04.01.06

A Heavy Sigh and a Dose of Reality

Posted in General at 5:19 pm by Nick

For the idea of preservation, this is copied from my Xanga.


I suppose an update would be nice (especially after my strange and mysterious last post). The story will creep out eventually, and its not really a secret. If it were, I would write this anyway.

For those who don’t know, my mom has been has been sick for quite a while. Sick is more of an understatement with all of the problems she had. Over the past 8 months we have been struggling to get her healthy, and really it was just too much. Her liver failed, which ultimately caused her kidneys to fail, which promotes a great many more problems.

Roughly 3:30am on Saturday, April 1st, 2006, my mother (Cynthia K. Cash) past away. However, she went peacefully.

This whole ordeal has been a rollercoaster of emotions. While my last post was written in fury, I’m far beyond that. The pale veil of numbness, while appart several days ago, is also gone. The weakly repaired fissure that is apparant in my soul is still strong, though a new one next to is will need mending.
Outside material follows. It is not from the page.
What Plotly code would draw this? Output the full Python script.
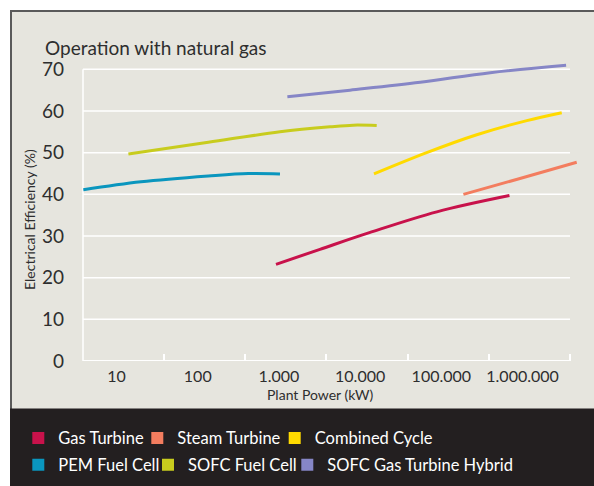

And even though it will eventually be mended, the painful scar will always be a reminder; and the two scars will be side by side, reminding me where I have been, where I need to go, and what I must realize:

Death is a part of life, and it cannot be avoided.

I will miss my mother more than words can describe. Despite the troubles kids always have with parents, I’m sure I had far fewer than most. Many people have said I’ve had to grow up too fast, which is true. Many more say I try to grow up too fast, which is also true. My mother realized both, and treated me accordingly. I will never have more respect for anyone than my parents, who’s troubles have been greater than anyones I have ever known, or expect to know. It is truely an honor to be their child, no matter what I have said in the past, or what i will say in the future. They will always amaze me.

Out of this there is only one outcome: to keep going. To keep moving. To keep living. To continue in this world and accomplish all that is possible. That is what she wanted.

I must reach for the stars… And someday, they will be mine.

I figure my family (especially my brothers) will get mad at me for posting this. “The whole world doesnt need to know!” they’ll say. But seriously, what is the problem. Won’t people notice? Will they not ask? And if they did ask, why would I not tell? This is no secret.

My only regret is that I never got to build my parents their house like I promised I would. They laughed about it, I laughed about, but I really did plan on making it. ::sigh::

And thus I end this post, holding back tears, with that large lump in my throat that keeps me from speaking. I have nothing more to say.


—————- other post —————-


Fuck this. Fuck it all. ::sigh::

–update–

You know, why can’t my family just get a break for once. There is another matter, despite the obvious one, of which I speak. But seriously, haven’t we had enough? Why? Why? My mind ponders the question constantly, and yet I still don’t get it. The past is painful, the present is painful, and the future will no doubt be pretty fucking painful. What is it with this world? Is it something sick and twisted, meant only to inflict pain upon its inhabitants?

I know that in order to understand happiness, one must understand true pain. To understand life’s purpose (which is quite dubious), one must go through hardship. But after a time, isn’t that enough? Is it not enough to realize the truth about this world, or at least attempt to understand it? Is it not enough to care about people and things close to your heart? Is it not enough to admit you are not strong enough?

On another note, I thought I was prepared. But how can you possibly be prepared for someone to tell you your mother is going to die? The answer is you cant. No matter how strong you think you are, you will crumble.

And I, my friends, have crumbled.


“There can be nothing said over tragedies that can reconcile one’s soul besides the bearer of the ill fated sadness… they will one day learn to live and bare with it.”
~CGW/Lhur

1 Comment »

  1. Dan said,

    April 5, 2006 at 8:53 pm

    You hit it right on the head. I’m not mad…why would I be? The whole world should hear about how much you loved and will miss mom. We should speak up and shout out what an amazing person she truly was. The world is a ridiculous place. There is no limit to how bad it can, and quite possibly will get. Never tempt fate saying “it could always get worse”. We have been through a lot to say the least, but you, my brother, will fly through the stars and make mom more proud of you than you are to be her son. Never stop and never quit. Push life back and make it give you want you want out of it. If anyone could accomplish it, it would be you.